- Supreme Court of the United States

Argued April 19, 1993 Decided June 1, 1993
- Full case name: Leonard Nobelman, et ux., Petitioners v. American Savings Bank, et al.
- Citations: 508 U.S. 324 (more) 113 S. Ct. 2106; 124 L. Ed. 2d 228; 1993 U.S. LEXIS 3745; 61 U.S.L.W. 4531; Bankr. L. Rep. (CCH) ¶ 75,253A; 28 Collier Bankr. Cas. 2d (MB) 977; 24 Bankr. Ct. Dec. 479; 93 Cal. Daily Op. Service 3927; 7 Fla. L. Weekly Fed.
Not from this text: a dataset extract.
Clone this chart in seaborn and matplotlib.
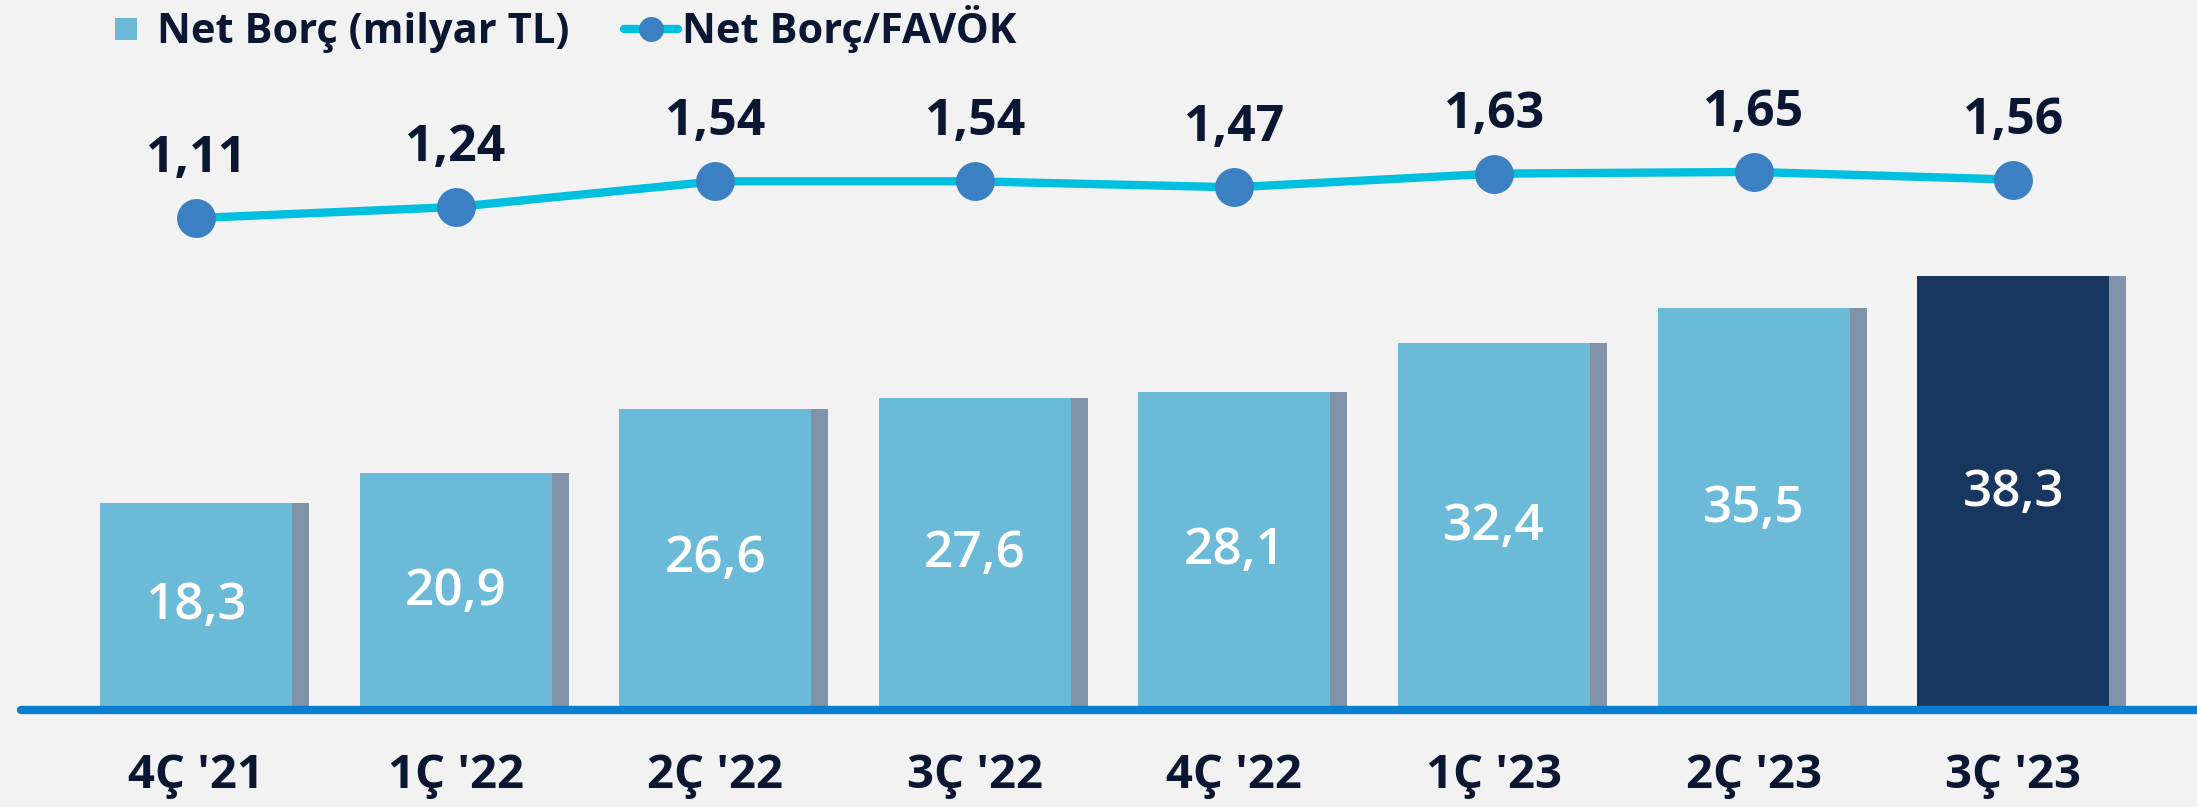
import numpy as np
import matplotlib
matplotlib.use("Agg")
import matplotlib.pyplot as plt
from matplotlib.lines import Line2D
import seaborn as sns

# data
quarters = ["4Ç '21", "1Ç '22", "2Ç '22", "3Ç '22", "4Ç '22", "1Ç '23", "2Ç '23", "3Ç '23"]
net_borc = [18.3, 20.9, 26.6, 27.6, 28.1, 32.4, 35.5, 38.3]
net_borc_favok = [1.11, 1.24, 1.54, 1.54, 1.47, 1.63, 1.65, 1.56]

bar_light = "#6BBAD7"
bar_dark = "#173660"
shadow = "#8193A9"
line_col = "#00BFDF"
marker_col = "#3A80C3"
navy = "#0B1633"
axis_blue = "#0A7FCF"
bg = "#F2F2F2"

sns.set_theme(style="white")
plt.rcParams["font.family"] = ["Open Sans", "DejaVu Sans"]

fig = plt.figure(figsize=(21.97, 8.07), dpi=100, facecolor=bg)
ax = fig.add_axes([0, 97 / 807, 1, 710 / 807])
ax.set_facecolor("none")

n = len(quarters)
pos = np.arange(n)
colors = [bar_light] * (n - 1) + [bar_dark]
bw = 0.74
sw = 0.065

# shadow bars (a bit wider, shifted right)
sns.barplot(x=pos, y=net_borc, color=shadow, width=bw + sw, ax=ax,
            native_scale=True, saturation=1, linewidth=0, zorder=1)
for p in ax.patches:
    p.set_x(p.get_x() + sw / 2)

sns.barplot(x=pos, y=net_borc, hue=pos, palette=colors, width=bw, ax=ax,
            native_scale=True, saturation=1, legend=False, dodge=False,
            linewidth=0, zorder=2)

for i, v in enumerate(net_borc):
    ax.text(i, v / 2, f"{v:.1f}".replace(".", ","), ha="center", va="center",
            color="white", fontsize=37, fontweight="semibold", zorder=4)

ax.axhline(0, xmin=21 / 2197, xmax=1, color=axis_blue, lw=6,
           solid_capstyle="round", zorder=5, clip_on=False)

ax.set_xlim(-0.755, -0.755 + 2197 / 259.6)
ax.set_ylim(0, 62.72)
ax.set_xticks(pos)
ax.set_xticklabels(quarters, fontsize=34, fontweight="bold", color=navy)
ax.tick_params(axis="x", length=0, pad=30)
ax.set_yticks([])
ax.set_xlabel("")
ax.set_ylabel("")
for s in ax.spines.values():
    s.set_visible(False)

ax2 = ax.twinx()
ax2.set_facecolor("none")
sns.lineplot(x=pos, y=net_borc_favok, ax=ax2, color=line_col, lw=6,
             marker="o", markersize=28, markerfacecolor=marker_col,
             markeredgewidth=0, zorder=3)
for i, v in enumerate(net_borc_favok):
    ax2.annotate(f"{v:.2f}".replace(".", ","), (i, v), xytext=(0, 33),
                 textcoords="offset points", ha="center", va="baseline",
                 fontsize=36, fontweight="bold", color=navy)
ax2.set_ylim(-397 / 85.5, (710 - 397) / 85.5)
ax2.set_yticks([])
ax2.set_ylabel("")
for s in ax2.spines.values():
    s.set_visible(False)

handles = [
    Line2D([0], [0], linestyle="none", marker="s", markersize=16,
           markerfacecolor=bar_light, markeredgewidth=0),
    Line2D([0], [0], color=line_col, lw=6, marker="o", markersize=18,
           markerfacecolor=marker_col, markeredgewidth=0),
]
fig.legend(handles, ["Net Borç (milyar TL)", "Net Borç/FAVÖK"], loc="upper left",
           bbox_to_anchor=(0.028, 1.04), ncol=2, frameon=False,
           prop={"size": 30, "weight": "bold"}, labelcolor=navy,
           handlelength=1.3, handletextpad=0.1, columnspacing=1.3)

fig.savefig("out.png", dpi=100, facecolor=bg)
S 339

Holding
- Section 1322(b)(2) prohibits a Chapter 13 debtor from relying on § 506(a) to reduce an undersecured homestead mortgage to the fair market value of the mortgaged residence.

Court membership
- Chief Justice William Rehnquist Associate Justices Byron White · Harry Blackmun John P. Stevens · Sandra Day O'Connor Antonin Scalia · Anthony Kennedy David Souter · Clarence Thomas

Case opinions
- Majority: Thomas, joined by unanimous
- Concurrence: Stevens

= Nobelman v. American Savings Bank =

Nobelman v. American Savings Bank, 508 U.S. 324 (1993), was a United States Supreme Court case in which the Court disallowed cram-downs (the involuntary imposition by a court of a reorganization plan over the objections of creditors in a bankruptcy proceeding) for primary residences. Michael J. Schroeder argued on behalf of the mortgage creditor, American Savings Bank.